Blowing your nose in public places

Today I have learned that in Japan blowing your nose in public is very rude.

I agree that it can be not a pleasure. So what? What the person who has runny nose should do it the public place, it is not something that he or she can manage.

How about it in your culture?

Japanese, is it true? What do you do when you have a runny nose?

Apr 2, 2019 4:23 PM
Comments · 15

For Brazilians this is also a very rude attitude and many of us get shocked once we travel to Europe and find out that this is the most normal thing for Europeans. When I was travelling in Europe with my mum, she would get horrified with people blowing their nose with no mercy anywhere at anytime :D I remember we were travelling to Czech Republic on a train and there were some Germans sitting next to us and they would constantly blow their nose, very loudly and my mum would look at me speechless. Also in some restaurants, by the table we would constantly hear it. 

Generally speaking, Brazilians tend to be very discreet, go to the toilet and close the door so no one has to hear you blowing it, of course in some situations you cannot help but really blowing it but if we can avoid it and be as discreet as possible, we will. 

April 2, 2019

I would say in the U.S., as long as you wash your hands after you blow your nose, no will think you're rude in most cases. However, at the dinner table or at a restaurant, it would probably be better to excuse yourself and go to the restroom if you can.
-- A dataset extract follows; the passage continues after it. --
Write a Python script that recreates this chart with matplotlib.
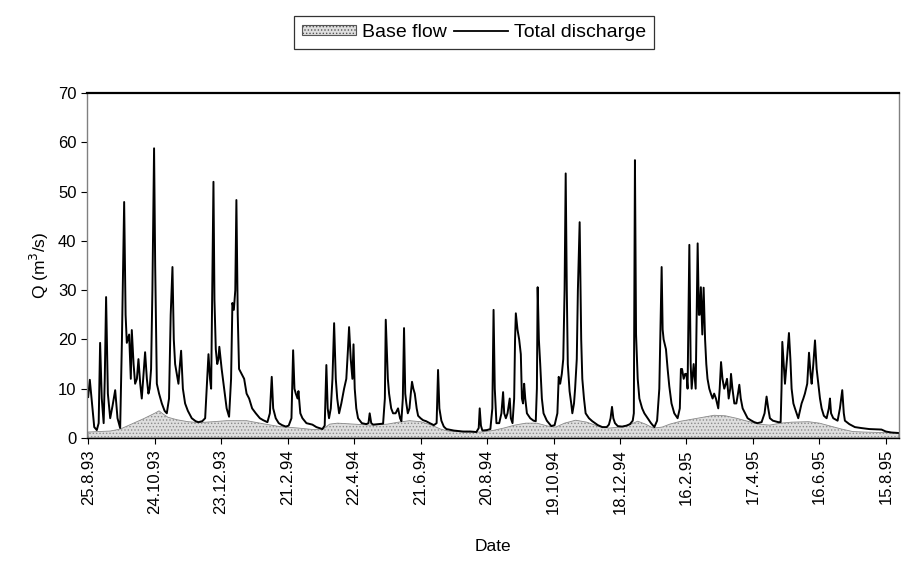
import matplotlib
matplotlib.use("Agg")
import matplotlib.pyplot as plt
from matplotlib.patches import Patch
from matplotlib.lines import Line2D

plt.rcParams['font.family'] = ['Liberation Sans', 'DejaVu Sans']
plt.rcParams['hatch.linewidth'] = 0.6

# x tick labels, one every 60 days from 25.8.93
tick_labels = ["25.8.93", "24.10.93", "23.12.93", "21.2.94", "22.4.94", "21.6.94",
               "20.8.94", "19.10.94", "18.12.94", "16.2.95", "17.4.95", "16.6.95", "15.8.95"]

# total discharge (day since 25.8.93, m3/s)
q_day = [0, 1.5, 3.5, 5.5, 7.8, 9.5, 10.8, 12.3, 14, 15, 16.2, 17.8, 19.9, 22, 24.4, 26.5, 28.9,
         30.5, 32.5, 33.8, 34.9, 37, 38.5, 39.4, 41, 42.4, 44, 45.4, 47, 48.4, 50, 51.4, 53, 54.4,
         55.5, 56.8, 58, 59.5, 60.5, 62, 64, 66.5, 69, 71, 73, 74.5, 76.1, 77.3, 78.5, 80, 81.5,
         82.5, 83.9, 85.5, 87.5, 90, 93.5, 97, 99.5, 103, 105.6, 107.5, 108.6, 110, 111, 112,
         113.1, 114, 115.2, 116.5, 117.6, 118.4, 120.5, 122.7, 125, 127.2, 129, 130.2, 131.5,
         132.8, 133.8, 135, 136.2, 138.5, 140.8, 143, 145.3, 148, 151.3, 155, 158, 161.8, 164,
         165.7, 167, 169.3, 172, 175, 178.4, 181, 183.5, 185, 186.2, 187.4, 189, 189.8, 191.5,
         193.4, 197, 202.4, 206, 211.4, 213.5, 215, 216.2, 217.4, 219, 220.5, 222, 223.5, 224.8,
         226.5, 228.5, 231, 233, 234.5, 235.5, 237, 238.5, 239.5, 240.6, 242, 243.6, 247, 251,
         253, 254.1, 255.5, 257.2, 262, 266.2, 267.8, 268.6, 269.5, 270.5, 271.6, 273.5, 275.2,
         277.5, 279.7, 281.5, 282.7, 284, 285.1, 286.2, 287.2, 288.5, 290, 291.2, 292.3, 293.5,
         294.8, 296.5, 297.8, 300, 302.3, 305, 308.3, 312, 314.5, 315.8, 317, 318.8, 321, 323.3,
         330, 338.4, 345, 350.4, 352.5, 353.4, 354.5, 355.8, 360, 363, 364.8, 365.9, 367, 368.5,
         371, 373, 374.5, 375.5, 377, 378.5, 380.5, 381.5, 383, 384.5, 385.3, 386, 387.5, 389,
         390.5, 391.5, 392.5, 393.5, 394.5, 396, 399, 402, 404, 405, 405.7, 406.8, 408, 409.5,
         411, 414, 418, 421, 423.5, 424.7, 426, 427.5, 428.8, 430, 431, 432, 432.9, 434.5, 436,
         437, 438.5, 439.5, 441, 442, 443.6, 445, 446, 447.5, 449, 452, 455, 460, 464, 468, 470,
         471.5, 472.8, 474, 475.5, 478, 482, 486, 489, 491.5, 492.5, 493.5, 494.5, 496, 497.5,
         500, 502, 505, 508, 511, 513.5, 515.5, 517.6, 518.5, 519.4, 520.5, 521.5, 523, 524.5,
         526.5, 529, 532, 534, 535, 536, 537.5, 538.8, 540, 541, 542.6, 543.8, 544.7, 546.5,
         548.3, 550.1, 551.2, 551.9, 553, 554.3, 555.5, 556.8, 557.9, 559, 560.6, 562, 563.6,
         565, 566.6, 568.7, 570, 571.2, 572.5, 574.1, 575.5, 576.6, 578.1, 579.5, 580.2, 581.5,
         583.2, 585, 586.5, 587.7, 589, 590.7, 593, 595.2, 598, 601.2, 604, 607.8, 610.5, 612.3,
         613.8, 615.3, 618, 622.9, 625, 625.8, 626.5, 627.5, 628.9, 630.7, 632.5, 633.8, 634.9,
         636.5, 637.9, 640.9, 643.9, 645.5, 646.9, 648, 649, 650.6, 652, 653, 654.5, 656, 657.5,
         659, 660.5, 662, 664, 666.5, 668.5, 669.5, 670.5, 672.5, 676.4, 678.5, 680.6, 682, 683,
         687, 692, 698, 705, 716, 720, 725, 731.5]
q_total = [8.3, 11.8, 7, 2.2, 1.6, 3, 19.3, 8, 3, 12, 28.6, 9, 4, 6.5, 9.7, 4, 2,
           20, 47.9, 25, 19.3, 21, 12, 21.9, 15, 11, 12, 16, 11, 8, 13, 17.4, 12, 9,
           10, 14, 30, 58.8, 35, 11, 9, 7, 5.5, 5, 8, 25, 34.7, 20, 15, 13, 11,
           14, 17.7, 10, 7, 5.5, 4, 3.4, 3.2, 3.4, 4, 12, 17, 12, 10, 30,
           52, 28, 18, 15, 16, 18.5, 14, 10, 6, 4.3, 12, 27.4, 26,
           30, 48.3, 25, 14, 13, 12, 9, 8, 6, 5, 4, 3.6, 3.2, 5,
           12.4, 6, 4, 3, 2.6, 2.3, 2.5, 4, 17.8, 10, 9, 8, 9.5, 5,
           4, 3, 2.7, 2.2, 1.8, 2.5, 14.8, 6, 4, 6, 12, 23.3, 12, 8,
           5, 7, 10, 12, 18, 22.5, 16, 12, 19, 10, 6, 4, 3, 2.8,
           3, 5, 3, 2.7, 2.8, 2.9, 8, 24, 18, 12, 9, 6, 5,
           5, 6, 4, 3.4, 8, 22.3, 9, 7, 5, 6, 9, 11.4, 10,
           9, 6, 4.5, 4, 3.6, 3.4, 3, 2.6, 3, 13.8, 6, 3.5, 2.3, 1.8,
           1.5, 1.3, 1.3, 1.2, 2, 6, 2.5, 1.5, 1.6, 1.8, 6, 26, 10, 3,
           3, 5, 9.3, 5, 4, 5, 8, 4, 3, 8, 20, 25.3, 22, 20,
           17, 8, 7, 11, 8, 5, 4, 3.5, 3.4, 10, 30.6, 20, 15, 8,
           5, 3.5, 2.4, 2.6, 5, 12.4, 11, 13, 16, 30, 53.7, 30, 15, 9.5, 7,
           5, 7, 10, 16, 30, 43.8, 20, 12, 8, 5, 4, 3.4, 2.6, 2.2, 2.2, 2.7,
           4, 6.3, 4, 3, 2.4, 2.3, 2.5, 2.8, 3.5, 5, 56.4, 21, 12, 8,
           6, 5, 4, 3, 2.2, 3.5, 10, 34.7, 22, 20, 19, 18, 14, 10.5,
           7, 5, 4, 6, 14, 14, 12, 13, 13, 10, 39.2, 15, 10, 15,
           10, 39.5, 25, 25, 30.6, 21, 30.5, 20, 15, 12, 10, 9, 8,
           9, 8, 6, 10, 15.4, 12, 10, 11, 12, 8, 10, 13, 10,
           7, 7, 9, 10.8, 8, 6, 5, 4, 3.6, 3.2, 3, 3.2, 5, 8.4,
           6, 4, 3.5, 3.2, 3.2, 10, 19.5, 16, 11, 16, 21.3, 16, 10,
           7, 6, 4, 7, 8, 9, 10, 11, 17.3, 13, 11, 15, 19.8, 14,
           11, 8, 6, 4.5, 4, 6, 8, 5, 4, 3.5, 6, 9.7, 5, 3.5,
           2.8, 2.2, 2, 1.8, 1.7, 1.3, 1.1, 1.0]

# base flow (day since 25.8.93, m3/s)
b_day = [0, 10, 20, 29, 40, 50, 60, 64, 68, 72, 80, 90, 100, 113, 125, 143, 160, 173, 190,
         203, 212, 218, 225, 240, 255, 270, 280, 290, 300, 310, 318, 325, 340, 355, 365, 375,
         385, 395, 405, 415, 422, 430, 440, 450, 460, 470, 480, 490, 496, 503, 510, 518, 525,
         535, 545, 555, 565, 575, 585, 595, 605, 615, 625, 635, 650, 660, 670, 680, 690, 700,
         715, 731.5]
q_base = [1.2, 1.3, 1.4, 1.8, 2.9, 3.9, 5.0, 5.5, 4.8, 4.2, 3.7, 3.3, 3.1, 3.3, 3.5, 3.5, 2.8,
          2.3, 2.0, 1.7, 1.8, 2.8, 3.0, 2.8, 2.6, 2.8, 3.2, 3.5, 3.3, 2.6, 1.8, 1.4, 1.2, 1.2,
          1.5, 2.0, 2.6, 3.0, 3.0, 2.4, 2.2, 3.0, 3.6, 3.2, 2.4, 2.0, 2.2, 2.8, 3.4, 2.8, 2.0,
          2.2, 2.8, 3.4, 3.8, 4.2, 4.6, 4.5, 4.0, 3.4, 2.8, 2.6, 3.0, 3.2, 3.3, 3.0, 2.4, 1.8,
          1.3, 1.2, 1.1, 1.0]

fig = plt.figure(figsize=(9.01, 5.68), dpi=100)
ax = fig.add_axes([0.0966, 0.229, 0.9014, 0.607])

ax.fill_between(b_day, 0, q_base, facecolor='#dedede', edgecolor='#8a8a8a',
                hatch='.....', linewidth=0.6, zorder=1)
ax.plot(q_day, q_total, color='black', linewidth=1.4, zorder=2)

ax.set_xlim(-1, 732)
ax.set_ylim(0, 70)
ax.set_yticks(range(0, 71, 10))
ax.set_xticks(range(0, 721, 60))
ax.set_xticklabels(tick_labels, rotation=90)
ax.tick_params(axis='both', direction='out', length=4, labelsize=12, width=0.8)
ax.tick_params(axis='x', pad=4)

for s in ['left', 'right']:
    ax.spines[s].set_color('#808080')
    ax.spines[s].set_linewidth(1.0)
ax.spines['top'].set_linewidth(1.6)
ax.spines['bottom'].set_linewidth(1.0)

ax.set_ylabel('Q (m$^3$/s)', fontsize=12.5, labelpad=5)
ax.set_xlabel('Date', fontsize=12.5, labelpad=18)

handles = [Patch(facecolor='#dedede', edgecolor='#555555', hatch='.....', linewidth=0.8),
           Line2D([0], [0], color='black', linewidth=1.3)]
leg = fig.legend(handles, ['Base flow', 'Total discharge'], loc='center',
                 bbox_to_anchor=(0.526, 0.943), ncol=2, fontsize=14, frameon=True,
                 fancybox=False, edgecolor='black', handlelength=2.8, handleheight=0.45,
                 columnspacing=0.35, handletextpad=0.3, borderpad=0.4, borderaxespad=0)
leg.get_frame().set_linewidth(0.9)

fig.savefig('out.png', dpi=100)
If you have a runny or stuffy nose, people would prefer that you use a tissue and just take care of it than to keep sniffling.

I remember riding on the trains in Japan and walking around the city, and I rarely saw anyone even wipe their nose with a tissue. I will say I never heard anyone blow their nose loudly, but I would see people wipe their nose. Yes, it's gross, but I think it's more about causing a disturbance, and people don't want to disturb others. At ramen restaurants (at least in Sapporo), there are boxes of tissues for the customers because if customers order a spicy dish, their noses get runny. I never hesitated to use a tissue in public if I needed to, but I at least avoided blowing loudly to avoid causing too much of a disturbance.

April 3, 2019

It isn't considered to be rude in the US. Perhaps mildly disgusting. But not rude.

April 2, 2019

I reckon it really rude, because this we must do in a reserved place. Now, if you want to sneeze, of course that it is a common body's reaction and several times we can't control it.
April 2, 2019
Well, for a person in a metro train in Moscow the options are:
1. have it dripping from your nose down
2. use a kercheif.

If you resort to the second option, you do it when having several persons in immediate vicinity. If you don't have a kerchief with you, I will understand it.
And you are quite likely to have running nose in winter. But if "blowing" means: doing it loud, it is rather uncommon, but tolerated. Again, I will understand it.

Basically the question of "politeness" in such situation can be resolved in two ways: either you avoid doing it (when possible) or you understand it. Or both.